List every line below containing "seaborn".
----- Supplied records
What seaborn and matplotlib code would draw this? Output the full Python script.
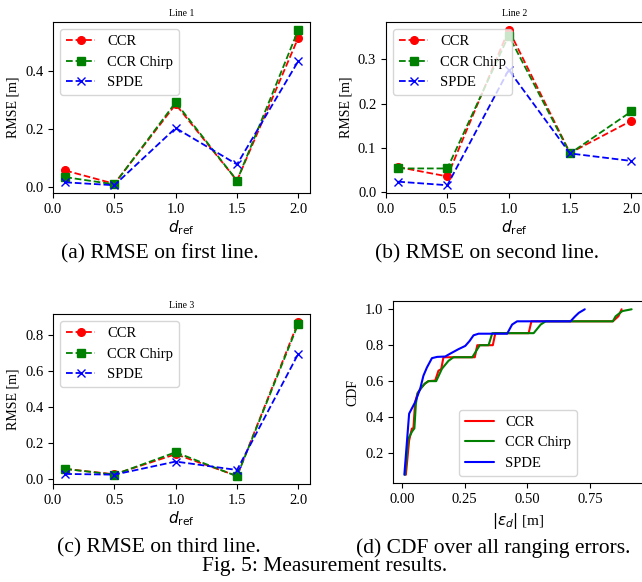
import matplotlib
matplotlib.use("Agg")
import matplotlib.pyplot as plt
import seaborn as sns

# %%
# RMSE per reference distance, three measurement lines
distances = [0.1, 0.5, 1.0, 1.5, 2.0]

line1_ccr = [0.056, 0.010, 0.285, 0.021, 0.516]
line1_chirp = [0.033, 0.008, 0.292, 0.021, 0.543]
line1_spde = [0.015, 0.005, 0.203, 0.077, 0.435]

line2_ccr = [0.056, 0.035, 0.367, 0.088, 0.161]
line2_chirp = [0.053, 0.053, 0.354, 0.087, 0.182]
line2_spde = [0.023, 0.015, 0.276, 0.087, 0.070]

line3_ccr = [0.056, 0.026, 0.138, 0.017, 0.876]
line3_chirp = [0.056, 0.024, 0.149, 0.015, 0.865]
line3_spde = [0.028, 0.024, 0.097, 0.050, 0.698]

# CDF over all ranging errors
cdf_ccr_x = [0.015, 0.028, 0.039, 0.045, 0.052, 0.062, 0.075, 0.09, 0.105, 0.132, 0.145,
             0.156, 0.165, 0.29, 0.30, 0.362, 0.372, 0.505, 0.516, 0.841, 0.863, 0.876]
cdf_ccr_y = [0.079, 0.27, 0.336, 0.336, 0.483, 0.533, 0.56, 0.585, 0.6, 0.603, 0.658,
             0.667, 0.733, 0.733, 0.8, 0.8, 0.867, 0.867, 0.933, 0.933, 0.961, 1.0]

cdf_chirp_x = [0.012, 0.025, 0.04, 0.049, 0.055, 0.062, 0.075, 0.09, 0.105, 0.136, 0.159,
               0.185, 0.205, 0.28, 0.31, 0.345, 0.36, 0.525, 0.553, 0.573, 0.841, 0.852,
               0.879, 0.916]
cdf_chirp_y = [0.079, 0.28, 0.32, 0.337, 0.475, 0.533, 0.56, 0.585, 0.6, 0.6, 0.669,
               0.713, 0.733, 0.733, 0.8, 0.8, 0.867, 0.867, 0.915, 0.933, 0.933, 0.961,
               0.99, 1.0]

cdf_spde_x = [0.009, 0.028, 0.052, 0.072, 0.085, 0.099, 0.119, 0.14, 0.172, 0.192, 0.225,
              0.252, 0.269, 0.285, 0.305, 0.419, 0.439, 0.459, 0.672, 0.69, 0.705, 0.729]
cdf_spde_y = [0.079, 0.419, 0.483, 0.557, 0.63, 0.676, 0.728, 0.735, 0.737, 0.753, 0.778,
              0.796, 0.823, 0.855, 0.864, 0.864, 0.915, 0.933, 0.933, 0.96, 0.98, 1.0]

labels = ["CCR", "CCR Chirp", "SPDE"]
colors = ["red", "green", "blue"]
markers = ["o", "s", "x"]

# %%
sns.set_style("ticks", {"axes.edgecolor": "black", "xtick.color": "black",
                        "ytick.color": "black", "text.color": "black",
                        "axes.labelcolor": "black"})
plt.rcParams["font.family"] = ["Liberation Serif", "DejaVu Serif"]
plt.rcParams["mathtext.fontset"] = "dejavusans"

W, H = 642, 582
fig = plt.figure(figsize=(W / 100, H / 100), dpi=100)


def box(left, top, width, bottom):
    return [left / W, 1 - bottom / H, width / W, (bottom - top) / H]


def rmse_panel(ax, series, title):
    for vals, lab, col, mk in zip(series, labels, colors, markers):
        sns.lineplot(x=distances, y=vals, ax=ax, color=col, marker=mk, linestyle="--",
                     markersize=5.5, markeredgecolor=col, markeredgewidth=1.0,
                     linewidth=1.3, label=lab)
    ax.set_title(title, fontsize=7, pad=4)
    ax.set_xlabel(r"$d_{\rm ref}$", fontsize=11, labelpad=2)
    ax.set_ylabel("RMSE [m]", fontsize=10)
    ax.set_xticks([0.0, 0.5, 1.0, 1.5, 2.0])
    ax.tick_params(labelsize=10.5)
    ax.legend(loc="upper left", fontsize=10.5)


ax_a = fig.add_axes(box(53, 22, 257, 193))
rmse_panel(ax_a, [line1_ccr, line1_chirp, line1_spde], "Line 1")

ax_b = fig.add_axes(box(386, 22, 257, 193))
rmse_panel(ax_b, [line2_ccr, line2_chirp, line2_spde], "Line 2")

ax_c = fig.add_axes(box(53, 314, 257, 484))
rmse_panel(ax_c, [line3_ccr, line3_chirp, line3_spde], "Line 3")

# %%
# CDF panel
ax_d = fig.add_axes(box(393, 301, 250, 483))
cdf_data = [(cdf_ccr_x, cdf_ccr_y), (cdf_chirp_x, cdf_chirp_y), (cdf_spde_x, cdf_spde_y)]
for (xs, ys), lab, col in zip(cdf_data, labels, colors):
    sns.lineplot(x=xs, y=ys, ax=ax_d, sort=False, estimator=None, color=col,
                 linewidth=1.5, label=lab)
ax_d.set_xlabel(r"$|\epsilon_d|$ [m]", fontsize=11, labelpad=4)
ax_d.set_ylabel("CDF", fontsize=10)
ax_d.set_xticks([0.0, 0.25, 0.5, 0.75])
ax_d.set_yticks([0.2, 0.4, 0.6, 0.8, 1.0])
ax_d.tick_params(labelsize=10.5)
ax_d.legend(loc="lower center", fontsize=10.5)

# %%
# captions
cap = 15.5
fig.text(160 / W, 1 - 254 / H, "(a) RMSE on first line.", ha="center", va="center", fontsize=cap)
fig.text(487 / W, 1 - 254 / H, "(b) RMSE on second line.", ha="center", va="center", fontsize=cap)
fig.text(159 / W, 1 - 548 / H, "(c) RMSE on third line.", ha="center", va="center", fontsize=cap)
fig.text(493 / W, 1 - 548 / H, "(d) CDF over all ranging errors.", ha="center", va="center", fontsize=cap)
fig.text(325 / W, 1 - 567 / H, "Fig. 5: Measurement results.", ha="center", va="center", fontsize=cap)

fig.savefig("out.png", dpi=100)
----------
----- Supplied records
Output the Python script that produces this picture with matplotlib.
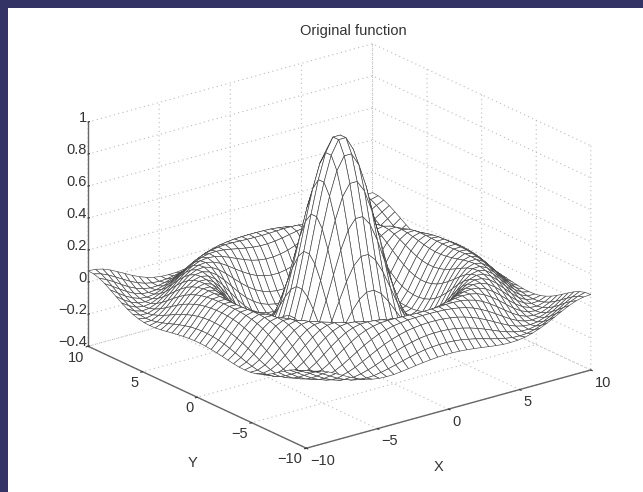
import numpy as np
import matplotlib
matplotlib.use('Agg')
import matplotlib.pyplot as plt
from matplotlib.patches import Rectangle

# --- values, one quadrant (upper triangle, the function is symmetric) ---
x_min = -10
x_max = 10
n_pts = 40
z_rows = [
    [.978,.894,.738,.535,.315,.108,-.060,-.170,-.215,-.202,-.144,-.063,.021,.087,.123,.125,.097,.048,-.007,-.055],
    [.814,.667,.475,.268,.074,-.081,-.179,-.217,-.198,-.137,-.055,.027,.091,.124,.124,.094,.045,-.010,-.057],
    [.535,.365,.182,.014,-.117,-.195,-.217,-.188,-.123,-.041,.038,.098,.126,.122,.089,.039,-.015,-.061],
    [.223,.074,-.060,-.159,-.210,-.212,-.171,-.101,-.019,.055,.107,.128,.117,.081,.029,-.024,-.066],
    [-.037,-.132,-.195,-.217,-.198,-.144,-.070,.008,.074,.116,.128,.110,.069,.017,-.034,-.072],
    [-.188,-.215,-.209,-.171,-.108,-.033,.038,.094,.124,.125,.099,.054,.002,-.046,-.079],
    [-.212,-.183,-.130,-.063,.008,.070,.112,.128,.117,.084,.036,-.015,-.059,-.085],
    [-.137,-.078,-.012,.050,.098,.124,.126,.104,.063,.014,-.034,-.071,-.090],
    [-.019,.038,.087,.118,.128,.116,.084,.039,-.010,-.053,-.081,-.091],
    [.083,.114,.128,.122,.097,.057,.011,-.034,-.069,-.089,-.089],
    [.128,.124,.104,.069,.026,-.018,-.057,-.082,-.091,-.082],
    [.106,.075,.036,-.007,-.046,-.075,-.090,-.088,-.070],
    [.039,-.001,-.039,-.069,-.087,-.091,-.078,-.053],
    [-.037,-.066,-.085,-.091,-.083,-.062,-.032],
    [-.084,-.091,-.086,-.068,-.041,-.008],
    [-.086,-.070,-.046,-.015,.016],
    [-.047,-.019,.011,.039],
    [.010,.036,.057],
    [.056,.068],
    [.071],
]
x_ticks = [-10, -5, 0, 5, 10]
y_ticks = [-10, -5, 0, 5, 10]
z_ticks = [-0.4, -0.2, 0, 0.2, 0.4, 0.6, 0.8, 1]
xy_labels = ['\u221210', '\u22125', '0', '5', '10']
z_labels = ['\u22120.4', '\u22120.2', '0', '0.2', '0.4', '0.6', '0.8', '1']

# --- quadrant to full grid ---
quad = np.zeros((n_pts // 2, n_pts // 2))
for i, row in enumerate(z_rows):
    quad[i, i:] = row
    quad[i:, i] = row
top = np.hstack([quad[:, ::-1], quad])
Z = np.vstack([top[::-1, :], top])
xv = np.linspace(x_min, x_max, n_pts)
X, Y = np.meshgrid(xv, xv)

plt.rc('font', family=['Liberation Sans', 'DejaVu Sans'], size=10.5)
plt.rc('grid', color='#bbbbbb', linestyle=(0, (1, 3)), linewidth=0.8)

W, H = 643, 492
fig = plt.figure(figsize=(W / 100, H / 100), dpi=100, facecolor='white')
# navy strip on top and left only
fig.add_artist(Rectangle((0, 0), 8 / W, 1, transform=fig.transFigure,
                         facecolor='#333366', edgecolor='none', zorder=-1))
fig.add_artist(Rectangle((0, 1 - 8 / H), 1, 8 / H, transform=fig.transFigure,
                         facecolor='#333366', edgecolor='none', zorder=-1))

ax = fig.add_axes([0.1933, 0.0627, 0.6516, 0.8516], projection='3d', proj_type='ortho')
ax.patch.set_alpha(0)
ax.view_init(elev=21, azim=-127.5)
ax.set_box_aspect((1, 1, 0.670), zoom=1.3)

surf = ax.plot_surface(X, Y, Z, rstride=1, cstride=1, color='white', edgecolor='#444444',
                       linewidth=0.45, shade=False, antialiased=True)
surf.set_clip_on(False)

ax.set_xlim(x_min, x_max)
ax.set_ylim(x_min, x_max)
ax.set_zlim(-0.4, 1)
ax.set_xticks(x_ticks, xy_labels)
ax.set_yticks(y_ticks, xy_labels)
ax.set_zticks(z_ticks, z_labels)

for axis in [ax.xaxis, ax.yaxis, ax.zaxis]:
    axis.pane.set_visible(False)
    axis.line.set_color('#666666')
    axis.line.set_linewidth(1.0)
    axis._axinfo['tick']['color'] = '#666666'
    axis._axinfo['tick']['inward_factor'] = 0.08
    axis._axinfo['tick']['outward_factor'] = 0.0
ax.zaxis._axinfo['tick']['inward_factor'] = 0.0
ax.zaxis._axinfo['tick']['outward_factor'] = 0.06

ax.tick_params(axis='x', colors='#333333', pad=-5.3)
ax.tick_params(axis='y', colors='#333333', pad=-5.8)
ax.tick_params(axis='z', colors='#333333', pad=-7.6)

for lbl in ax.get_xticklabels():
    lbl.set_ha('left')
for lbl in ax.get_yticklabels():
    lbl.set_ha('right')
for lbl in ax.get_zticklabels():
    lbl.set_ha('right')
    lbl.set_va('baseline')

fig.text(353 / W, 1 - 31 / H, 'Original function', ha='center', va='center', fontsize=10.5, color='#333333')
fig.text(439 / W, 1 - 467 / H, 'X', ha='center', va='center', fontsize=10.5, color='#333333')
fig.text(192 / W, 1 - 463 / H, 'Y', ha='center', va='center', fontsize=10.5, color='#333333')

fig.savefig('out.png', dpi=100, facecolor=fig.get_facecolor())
----------
▸ **Task answer**
What seaborn and matplotlib code would draw this? Output the full Python script.
import seaborn as sns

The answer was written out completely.